Confused and lonely, Bird doesn’t know what life was like before PACT, laws enshrined a decade earlier to preserve American culture. These laws mandate that people report activity deemed un-American, or considered subversive, especially if they come from anyone of Asian origin. Everyone is more than aware of the tenants of the laws.
What’s lesser known is that children are sometimes taken from their homes and relocated if their parents hold un-American viewpoints, question anything about PACT, or anyone deems them suspicious. But just how prevalent is this? How many children have been taken? No one knows, no one asks questions, and certainly no one talks about it. To do so, invites a similar fate knocking at your door.
When Bird receives an anonymous letter containing nothing more than a cryptic drawing, it begins a search for his mother that takes him into the heart of a revolutionary act of defiance.
Our Missing Hearts is a fictional story about a world uncomfortably close to reality. It is about small acts of rebellion, the power of art to create change, the courage of those who dare to help others, and the legacies we pass on to our children. It welds together adventure, suspense, and heroism. But don’t let Ng’s crafting of a gripping tale fool you - this world is already with us and Ng’s tale is scaldingly relevant.
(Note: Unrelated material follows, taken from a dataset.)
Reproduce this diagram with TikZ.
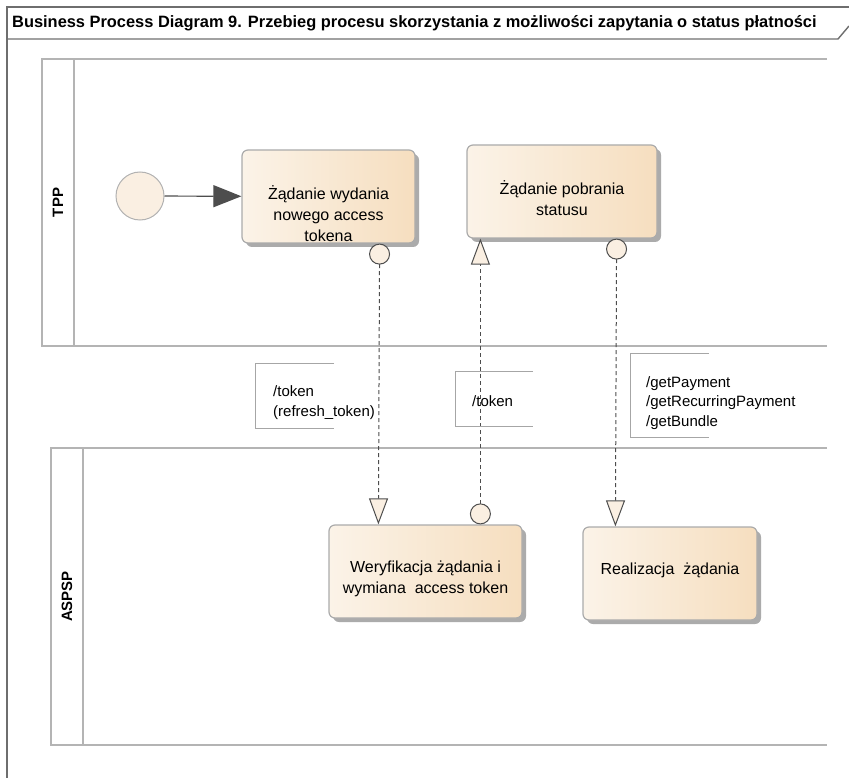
\documentclass[tikz,border=0pt]{standalone}
\usepackage{fontspec}
\setmainfont{Liberation Sans}
\usetikzlibrary{arrows.meta, shadows, positioning}

\definecolor{lanegray}{HTML}{B4B4B4}
\definecolor{framegray}{HTML}{6E6E6E}
\definecolor{taskleft}{HTML}{FBF3E8}
\definecolor{taskright}{HTML}{F6DEBF}
\definecolor{taskline}{HTML}{ABABAB}
\definecolor{shadowgray}{HTML}{ABABAB}
\definecolor{evfill}{HTML}{FAEFE2}
\definecolor{flowgray}{HTML}{4D4D4D}

\tikzset{
  frame/.style={draw=framegray, line width=1.4pt},
  lane/.style={draw=lanegray, line width=2.5pt},
  lanelabel/.style={font=\fontsize{15}{17}\selectfont\bfseries, rotate=90, inner sep=0pt},
  task/.style={draw=taskline, line width=1.2pt, rounded corners=6pt,
    left color=taskleft, right color=taskright, minimum height=93pt, inner sep=0pt,
    drop shadow={shadow xshift=4pt, shadow yshift=-4pt, fill=shadowgray, opacity=1}},
  tasktext/.style={font=\fontsize{16}{21}\selectfont, align=center, anchor=north, inner sep=0pt, yshift=-36pt},
  startev/.style={circle, draw=gray!60, line width=1pt, fill=evfill, minimum size=48pt, inner sep=0pt},
  seqflow/.style={draw=flowgray, line width=1.2pt, arrows={-Triangle[length=28pt, width=22pt]}},
  msgflow/.style={draw=flowgray, line width=1pt, dash pattern=on 4pt off 3pt,
    arrows={Circle[length=21pt, fill=evfill]-Triangle[length=26pt, width=19pt, fill=evfill]}},
  annot/.style={font=\fontsize{15}{19.5}\selectfont, align=left, inner sep=0pt, anchor=west},
  bracket/.style={draw=gray!70, line width=1pt}
}

\begin{document}
\begin{tikzpicture}[x=1pt, y=-1pt]
  \useasboundingbox (0,0) rectangle (849,778);

  % Diagram frame and title
  \draw[frame] (7,778) -- (7,7) -- (849,7);
  \draw[frame] (7,39) -- (838,39) -- (849,26);
  \node[anchor=west, inner sep=0pt, font=\fontsize{16.4}{18}\selectfont\bfseries] (title) at (12,23)
    {Business Process Diagram 9. Przebieg procesu skorzystania z możliwości zapytania o status płatności};

  % Lanes
  \draw[lane] (827,59) -- (42,59) -- (42,346) -- (827,346);
  \draw[lane] (74,59) -- (74,346);
  \node[lanelabel] (tpp) at (58,202.5) {TPP};
  \draw[lane] (827,448) -- (51,448) -- (51,745) -- (827,745);
  \draw[lane] (83,448) -- (83,745);
  \node[lanelabel] (aspsp) at (67,596.5) {ASPSP};

  % TPP tasks
  \node[startev] (start) at (140,196) {};
  \node[task, minimum width=173pt, label={[tasktext]north:Żądanie wydania\\nowego access\\tokena}] (newtok) at (328.5,196.5) {};
  \node[task, minimum width=190pt, label={[tasktext]north:Żądanie pobrania\\statusu}] (status) at (562,191.5) {};

  % ASPSP tasks
  \node[task, minimum width=193pt, label={[tasktext]north:Weryfikacja żądania i\\wymiana\ \ access token}] (verif) at (425.5,571.5) {};
  \node[task, minimum width=174pt, label={[tasktext]north:Realizacja\ \ żądania}] (realiz) at (670,573.5) {};

  % Flows
  \draw[seqflow] (start) -- (newtok);
  \draw[msgflow] ([xshift=-36pt]newtok.south east) -- ([xshift=50pt]verif.north west);
  \draw[msgflow] ([xshift=152pt]verif.north west) -- ([xshift=14pt]status.south west);
  \draw[msgflow] ([xshift=-41pt]status.south east) -- ([xshift=33pt]realiz.north west);

  % Annotations
  \draw[bracket] (334,363) -| (255,428) -- (334,428);
  \node[annot] (tokenref) at (273,402.5) {/token\\(refresh\_token)};
  \draw[bracket] (533,371) -| (455,426) -- (533,426);
  \node[annot] (tokenback) at (472,401) {/token};
  \draw[bracket] (709,353) -| (630,437) -- (709,437);
  \node[annot] (getcalls) at (646,403) {/getPayment\\/getRecurringPayment\\/getBundle};
\end{tikzpicture}
\end{document}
Often, for me, what sets a book apart from others is the language. Ng’s writing is poetic and lyrical with an uncanny ability to unearth the raw truth behind life’s facades. For example, when young Bird begins, for the first time, to see the small acts of rebellion in the form of hearts painted at the university campus, “His skin feels too small for his thoughts”. Another memorable phrase was Bird’s mother persevering in the face of her hardships. “To be alone with her grief, or whatever heavier thing she’d put on top to hold it down.”
Exquisite in its simplicity, searingly beautiful in its power. This is why I love this book.
If you’re a fan of Ng’s previous work (Little Fires Everywhere and Everything I Never Told You), you’ll find Our Missing Hearts more than equal. It’s hard to put down. It’s a remarkable book from one of our finest contemporary writers.
If you’ve already read this, would love to hear your take on it. If you haven’t you should.
In the meantime, happy reading!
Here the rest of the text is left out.